Menurut Teori Konstruktivisme seseorang harus membangun sendiri pengetahuannya secara aktif. Penekanan Teori Konstruktivisme adalah proses internal yang terjadi di dalam struktur kognitif individu yang belajar. Sedangkan Humanisme adalah istilah umum untuk berbagai jalan pikiran yang berbeda yang memfokuskan dirinya ke jalan keluar umum dalam masalah-masalah atau isu-isu yang berhubungan dengan manusia.
Dalam teori belajar konstruktivisme memandang bahwa pengetahuan tidak dapat dipindahkan begitu saja dari pikiran guru ke pikiran siswa. Artinya, bahwa siswa harus aktif secara mental membangun struktur pengetahuannya berdasarkan kematangan kognitif yang dimilikinya. Siswa tidak diharapkan sebagai wadah yang siap diisi dengan berbagai ilmu pengetahuan sesuai dengan kehendak guru. Adapun implikasi dari teori belajar konstruktivisme dalam pendidikan anak (Poedjiadi, 1999: 63) adalah sebagai berikut:
a)Tujuan pendidikan menurut teori belajar konstruktivisme adalah menghasilkan individuatau anak yang memiliki kemampuan berfikir untuk menyelesaikan setiap persoalan yang dihadapi.
b)Kurikulum dirancang sedemikian rupa sehingga terjadi situasi yang memungkinkan pengetahuan dan keterampilan dapat dikonstruksi oleh peserta didik. Selain itu, latihan memcahkan masalah seringkali dilakukan melalui belajar kelompok dengan menganalisis masalah dalam kehidupan sehari-hari.

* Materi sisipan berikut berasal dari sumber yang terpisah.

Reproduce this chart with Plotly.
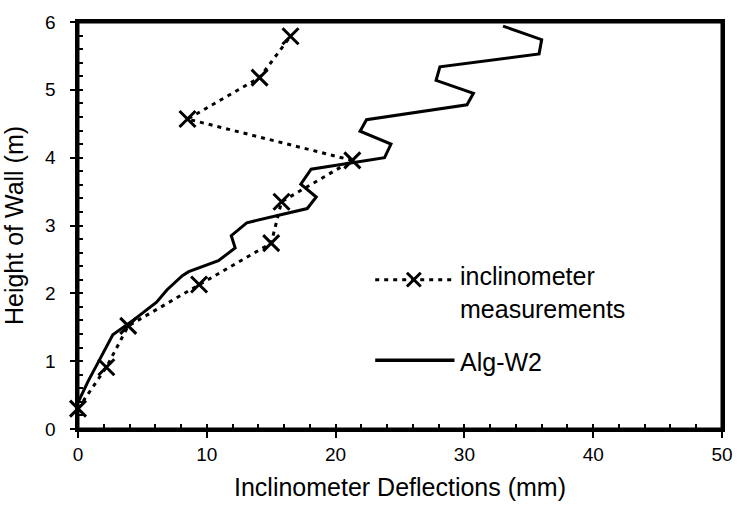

c)Peserta didik diharapkan selalu aktif dan dapat menemukan cara belajar yang sesuai bagi dirinya. Guru hanyalah berfungsi sebagai mediator, fasilitor, dan teman yang membuat situasi yang kondusif untuk terjadinya konstruksi pengetahuan pada diri peserta didik.
Dalam teori ini bertujuan untuk memberikan motivasi untuk siswa bahwa belajar adalah tanggung jawab siswa itu sendiri, mengembangkan kemampuan siswa untuk mengejukan pertanyaan dan mencari sendiri pertanyaannya, membantu siswa untuk mengembangkan pengertian dan pemahaman konsep secara lengkap, mengembangkan kemampuan siswa untuk menjadi pemikir yang mandiri, dan lebih menekankan pada proses belajar bagaimana belajar itu.
Sedangkan teori humanistik memandang manusia sebagai ”manusia”, yakni makhluk ciptaan Tuhan dengan fitrah-fitrah tertentu. Sebagai makhluk hidup ia harus melangsungkan, mempertahankan, dan mengembangkan hidup. Sebagai makhluk batas (antara hewan dan malaikat), ia memiliki sifat-sifat kehewanan (nafsu-nafsu rendah) dan sifat-sifat kemalaikatan (budi luhur), sebagai makhluk dilematik ia selalu dihadapkan pada pilihan-pilihan dalam hidupnya; sebagai makhluk moral, ia bergulat dengan nilai-nilai. Sebagai makhluk pribadi, ia memiliki kekuatan konstruktif dan destruktif. Sebagai makhluk sosial, ia memiliki hak-hak sosial.
Aplikasi teori humanistik lebih menuju pada ruh atau spirit selama proses pembelajaran yang mewarnai metode-metode yang diterapkan. Peran guru dalam pembelajaran humanistik adalah menjadi fasilitator bagi para siswa sedangkan guru memberi motivasi, kesadaran mengenai makna belajar dalam kehidupan siswa. Siswa kini diposisikan sebagai mitra belajar guru. Guru bukan satu-satunya pusat informasi dan yang paling tahu. Guru hanya salah satu sumber belajar atau sumber informasi. Sedangkan sumber belajar yang lain bisa teman sebaya, perpustakaan, alam, laboratorium, televisi, koran dan internet.
Jadi dapat disimpulkan bahwa strategi pembelajaran yang mengacu kepada Teori humanisme lebih menjanjikan,agar para siswa dapat bertahan dan mampu bersaing di era globalisasi ini berdasarkan hasil-hasil penelitian yang membandingkan keduanya.